Et il ajoute, pris d’angoisse à la pensée des périls qui menacent la reine :

« Voici le moment critique et mon âme en frémit. Dieu vous conserve tous, c’est mon unique vœu. S’il était utile que vous vous cachiez jamais, n’hésitez pas, je vous prie, à prendre ce parti ; cela pourrait être nécessaire pour donner le temps d’arriver à vous. Dans ce cas, il y a un caveau dans le Louvre attenant à l’appartement de M. de Laporte ; je le crois peu connu et sûr. Vous pourriez vous en servir.

« C’est aujourd’hui que le duc de Brunswick se met en mouvement, il lui faut huit à dix jours pour être à la frontière. »

Mais dans les mêmes lettres où il laissait ainsi percer sa frayeur, Fersen transmettait à la reine les combinaisons ministérielles du baron de Breteuil.
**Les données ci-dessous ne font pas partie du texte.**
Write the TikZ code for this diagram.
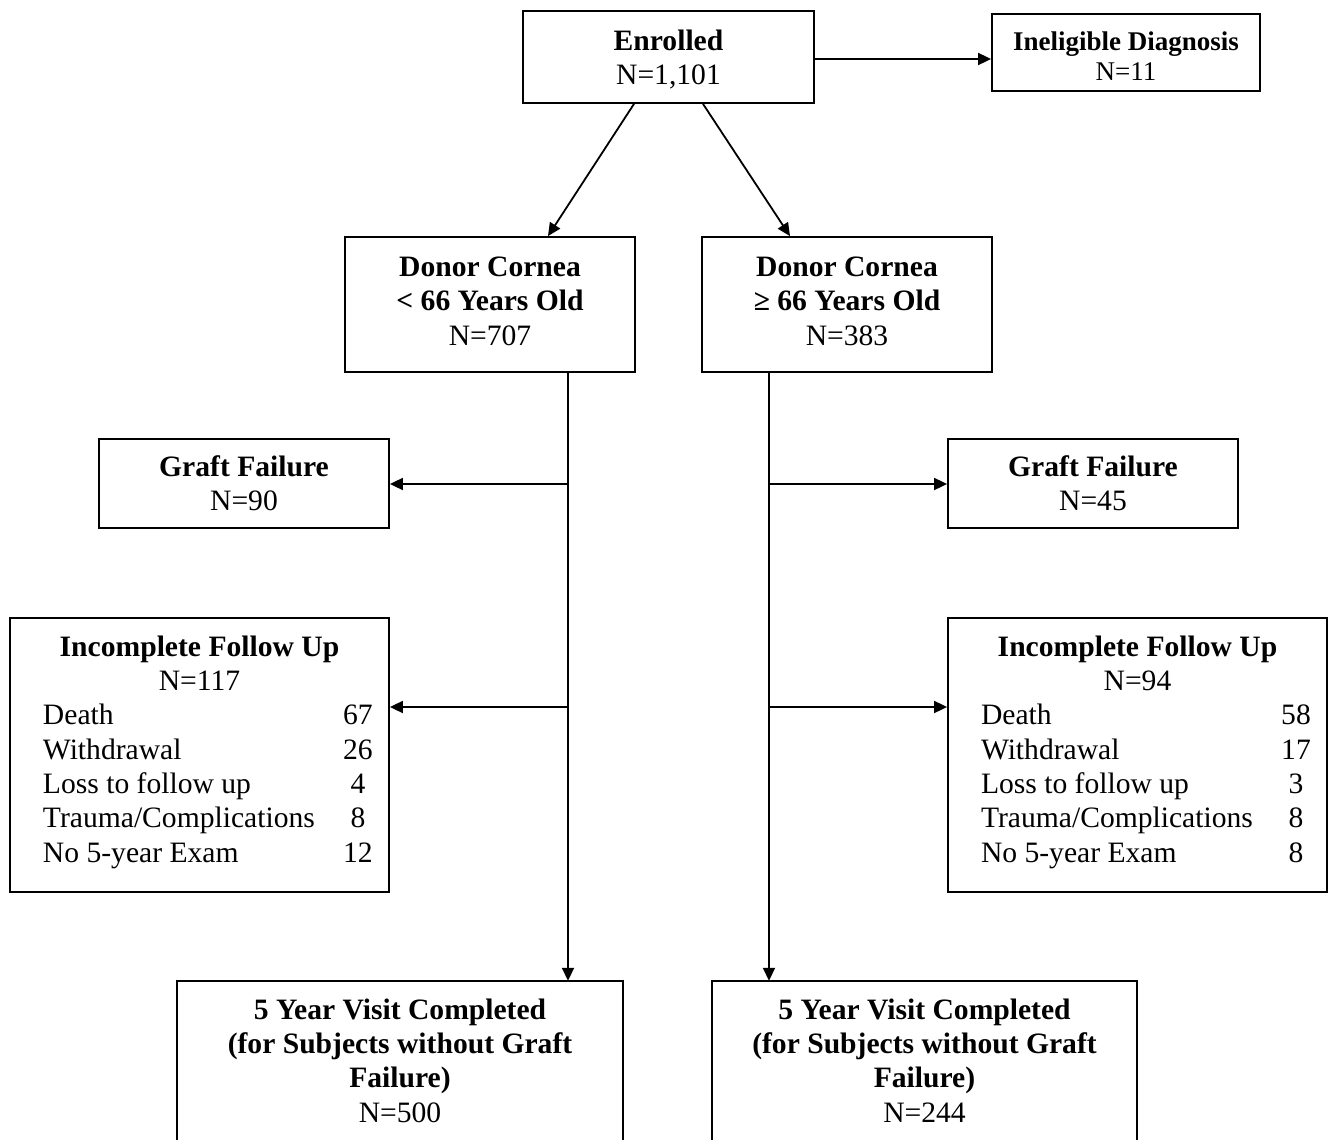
\documentclass[tikz,border=0pt]{standalone}
\usepackage{fontspec}
\setmainfont{Liberation Serif}
\usetikzlibrary{arrows.meta}
\newcommand\fsz{\fontsize{29.6}{34.3}\selectfont}
\newcommand\fsm{\fontsize{27}{30}\selectfont}
\newcommand\lrow[2]{\makebox[347pt][l]{\hspace{17pt}\makebox[300pt][l]{#1}\makebox[30pt]{#2}}}
\begin{document}
\begin{tikzpicture}[x=1pt,y=-1pt,
  box/.style={draw, line width=1.8pt, rectangle, inner sep=0pt, align=center, font=\fsz},
  openbox/.style={rectangle, inner sep=0pt, align=center, font=\fsz},
  arr/.style={-{Triangle[length=13pt,width=12pt]}, line width=1.8pt},
  ln/.style={line width=1.8pt}]
\useasboundingbox[fill=white] (0,0) rectangle (1336,1140);

\node[box, minimum width=291pt, minimum height=92pt] (enr) at (668.5,57)
  {\rule{0pt}{26pt}\textbf{Enrolled}\\N=1,101};
\node[box, font=\fsm, minimum width=268pt, minimum height=77pt] (ine) at (1126,52.5)
  {\rule{0pt}{27pt}\textbf{Ineligible Diagnosis}\\N=11};
\node[box, minimum width=290pt, minimum height=135pt, text depth=7pt] (dl) at (490,304.5)
  {\textbf{Donor Cornea}\\\textbf{< 66 Years Old}\\N=707};
\node[box, minimum width=290pt, minimum height=135pt, text depth=7pt] (dr) at (847,304.5)
  {\textbf{Donor Cornea}\\\textbf{≥ 66 Years Old}\\N=383};
\node[box, minimum width=290pt, minimum height=89pt] (gl) at (244,483.5)
  {\textbf{Graft Failure}\\N=90};
\node[box, minimum width=290pt, minimum height=89pt] (gr) at (1093,483.5)
  {\textbf{Graft Failure}\\N=45};
\node[box, minimum width=379pt, minimum height=274pt, text depth=12pt] (il) at (199.5,755)
  {\textbf{Incomplete Follow Up}\\N=117\\\lrow{Death}{67}\\\lrow{Withdrawal}{26}\\\lrow{Loss to follow up}{4}\\\lrow{Trauma/Complications}{8}\\\lrow{No 5-year Exam}{12}};
\node[box, minimum width=379pt, minimum height=274pt, text depth=12pt] (ir) at (1137.5,755)
  {\textbf{Incomplete Follow Up}\\N=94\\\lrow{Death}{58}\\\lrow{Withdrawal}{17}\\\lrow{Loss to follow up}{3}\\\lrow{Trauma/Complications}{8}\\\lrow{No 5-year Exam}{8}};
\node[openbox, minimum width=446pt, minimum height=159pt] (bl) at (400,1060.5)
  {\textbf{5 Year Visit Completed}\\\textbf{(for Subjects without Graft}\\\textbf{Failure)}\\N=500};
\node[openbox, minimum width=425pt, minimum height=159pt] (br) at (924.5,1060.5)
  {\textbf{5 Year Visit Completed}\\\textbf{(for Subjects without Graft}\\\textbf{Failure)}\\N=244};
\draw[ln] (bl.south west) |- (bl.north east) -- (bl.south east);
\draw[ln] (br.south west) |- (br.north east) -- (br.south east);

% connectors
\draw[arr] ([yshift=-2pt]enr.east) -- ([yshift=-2pt]enr.east -| ine.west);
\draw[arr] ([xshift=-34.5pt]enr.south) -- ([xshift=58pt]dl.north);
\draw[arr] ([xshift=34.5pt]enr.south) -- ([xshift=-57pt]dr.north);

\coordinate (ltop) at ([xshift=78pt]dl.south);
\coordinate (rtop) at ([xshift=-78pt]dr.south);
\draw[arr] (ltop) -- (ltop |- bl.north);
\draw[arr] (rtop) -- (rtop |- br.north);
\coordinate (lg) at (ltop |- 0,484);
\coordinate (rg) at (rtop |- 0,484);
\draw[arr] (lg) -- (lg -| gl.east);
\draw[arr] (rg) -- (rg -| gr.west);
\coordinate (lmid) at (ltop |- 0,707);
\coordinate (rmid) at (rtop |- 0,707);
\draw[arr] (lmid) -- (lmid -| il.east);
\draw[arr] (rmid) -- (rmid -| ir.west);
\end{tikzpicture}
\end{document}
Il y a je ne sais quoi de tragique et de bouffon dans cette distribution de portefeuilles :

« Voici le projet du baron pour le ministère ; il veut qu’il soit tout dans sa main pour éviter les contradictions ; il donne la guerre à la Galissonnière, qui dit-il, lui a fourni de très bonnes idées ; la marine à du Moutier ; les sceaux à Barentin ; les affaires étrangères à Bombelles ; Paris à la Porte et les finances à l’évêque de Pamiers. »

De Breteuil était un homme de tête : il ne s’oubliait pas dans la tourmente. Et d’ailleurs, il était sûr de la victoire.